Why Do Americans Keep Voting Against Their Own Interests?
“Socialism never took root in America because the poor see themselves not as an exploited proletariat, but as temporarily embarrassed millionaires.” ~ John Steinbeck
Steinbeck is right, as usual. The trouble with America is, everyone wants to be rich, and they vote as if they already are.
It is common knowledge that policies of the Republican party favor the wealthy elite, yet millions of working class, low and middle income Americans continue to support them. What gives? Personally, I blame Fox News. The conservatives learned how to use fear and white Christian bias against Muslims, gays and atheists in their favor, manipulating the people into believing that they're voting for their "values," when in fact they're voting against their own interests. The Democratic party is better, but far too often both parties fail to represent the American working class.
What Democratic Socialism Really Means
As a self-described democratic socialist, Sanders basically advocates for a more egalitarian society, one where all people have healthcare as a right of citizenship, childcare, affordable housing and free higher education.
Now, about the "s-word"... I grew up in post-Soviet Russia when communism (along with its little brother socialism) was completely discredited and millions of people, especially young people, became disillusioned and disenfranchised. But I'll tell you a little secret: that wasn't communism, or socialism for that matter. What we had in Russia was a dictatorial semi-fascist regime with a stagnant economy and internal strife.
One has to be an idiot to compare the so-called socialist regimes in Soviet Russia, China, North Korea to Bernie Sanders' concept of "Democratic Socialism". He simply proposes what every other developed nation on earth has already embraced decades ago, things like free college education, affordable healthcare, social security, paid vacation and family leave, fair wages etc. Does that sound radical or progressive? I think it's just common sense.
Modern socialism isn't about gulags or forceful re-distribution of wealth; it's about economic and political justice, what Bernie calls "economic democracy". Don't forget - re-distribution of wealth already happened when the richest 10-20% took some more from the poor and became the richest 1%. We need to give that money back to the people before our economic system collapses entirely under the weight of corporate greed.
Some People Say That Bernie Sanders Doesn't Have a Chance. Is This True?
Not true. Sure, Sanders is either ignored or marginalized by the press, but he has a lot more grassroots support than any candidate out there, and many more Americans are starting to "feel the Bern".

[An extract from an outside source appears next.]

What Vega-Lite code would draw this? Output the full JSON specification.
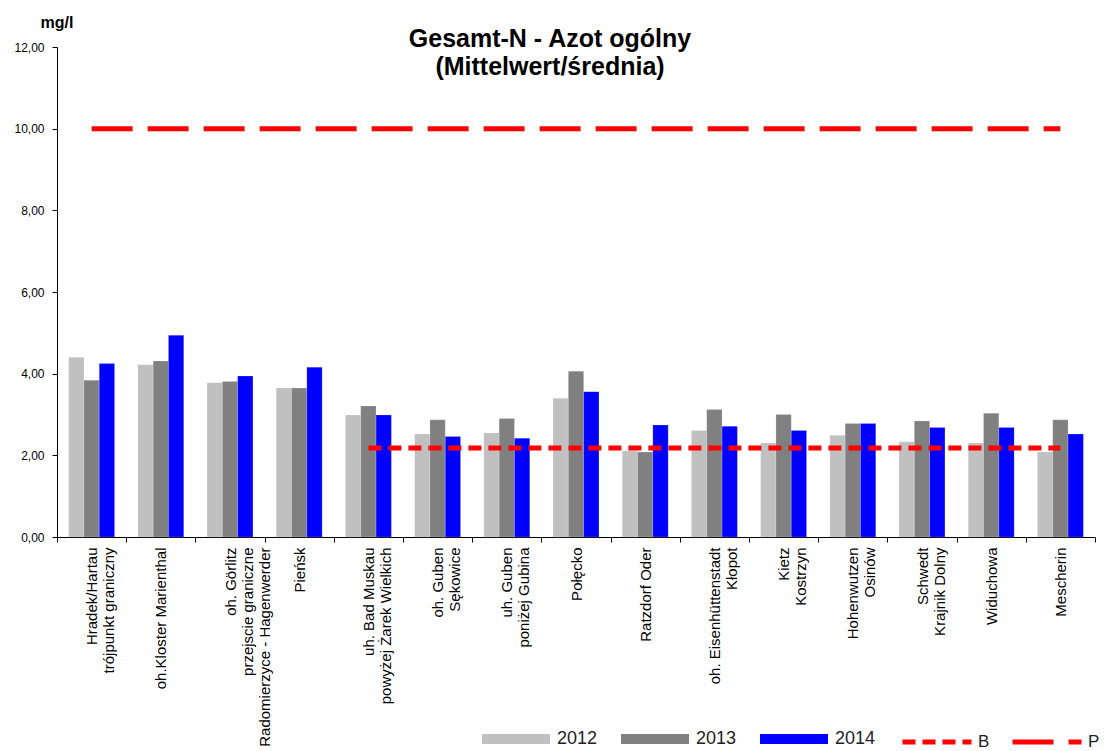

To those who say that he is too old - so is the Emperor of Japan. Reagan was 74 when he got re-elected. Churchill was 71 at the end of the WWII. Sanders is very energetic and intellectually active for his age (73), so don't get hung up on a number.
Share Your Opinion
Are You Feeling the Bern?See results without voting
The momentum now is nothing short of extraordinary. Sanders comes out on top in almost every major poll. That's because most Americans actually agree with Bernie on key issues like economic policies, debt-free education, affordable healthcare, expanding Social Security, breaking up the big banks, fair trade that “protects workers, the environment and jobs" etc.
Anyone - anyone - who's not a millionaire with offshore accounts in the Cayman Islands should listen to what he has to say. He is the only candidate who's looking out for the interests of real Americans. As Professor Cornel West said, "Now is the time for [Sanders'] prophetic voice to be heard across our crisis-ridden country."